Wi-Fi 7 Brings Multi-Gigabit Speeds Into the Home
Expect to hear more about the latest version of Wi-Fi in the days and months ahead, as equipment manufacturers embrace the standard’s multi-gigabit speeds, improved performance, and quality of service to deliver the power of fiber speeds throughout the home, making the paring of the two technologies a natural and inevitable fit.
“Our two industries are not successful without each other and that’s just reality,” said Kevin Robinson, President and CEO, Wi-Fi Alliance. “Increasingly, you’re starting to see a focus of the Wi-Fi Alliance around improving the quality of service and the customer experience. I know a lot of the fiber organizations are focused on the Wi-Fi customer experience.”
Interoperability of Wi-Fi devices is central to what the Wi-Fi Alliance does, with the Wi-Fi Certified program established to make sure all devices, from access points and gateways to end-user devices, work well together regardless of the manufacturer. As Wi-Fi’s importance and ubiquity have grown over the years, the compatibility ecosystem has grown to encompass service providers, client vendors, enterprise access point manufacturers, and chip manufacturers to test and verify real-world interoperability.

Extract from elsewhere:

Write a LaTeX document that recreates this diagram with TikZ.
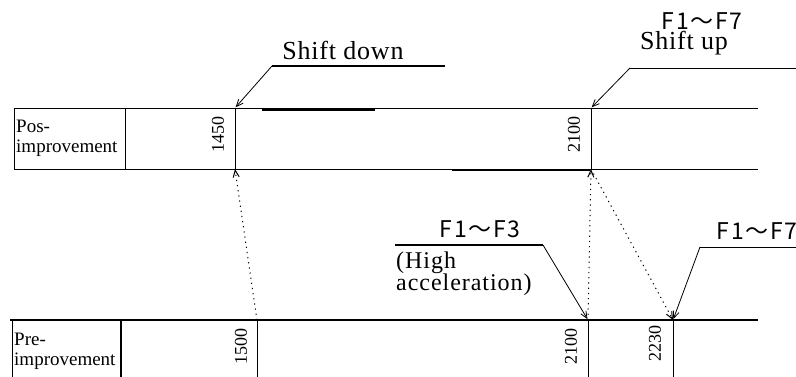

“Another area we’re addressing is integrating complementary technologies,” Robinson said. “Wi-Fi Alliance has strong relationships with organizations like the Connectivity Standards alliance, which manages the Matter ecosystem, and others to make sure that paring Wi-Fi with fiber not only works at the network level but at the application and service layers that live on top of Wi-Fi.”
Wi-Fi 7 is built to handle more demanding applications, such as AR/VR gaming in the home and industrial IoT requirements that flow into fiber. New applications require both higher bandwidth and low latency, two characteristics built into Wi-Fi 7 that make it the optimum pairing with fiber multi-gigabit services that have been limited by the constraints of earlier versions of the wireless standard.
“The marquee feature you hear people talking about is what’s called multilink operation or MLM,” said Robinson. “You’re able to take simultaneous connections in the 2.4, 5, and 6 GHz bands, aggregate those together, and send data packets simultaneously over all three of those bands, increasing capacity. With all three bands available, you start to see amazing speeds approaching 40 gigabits per second with Wi-Fi.”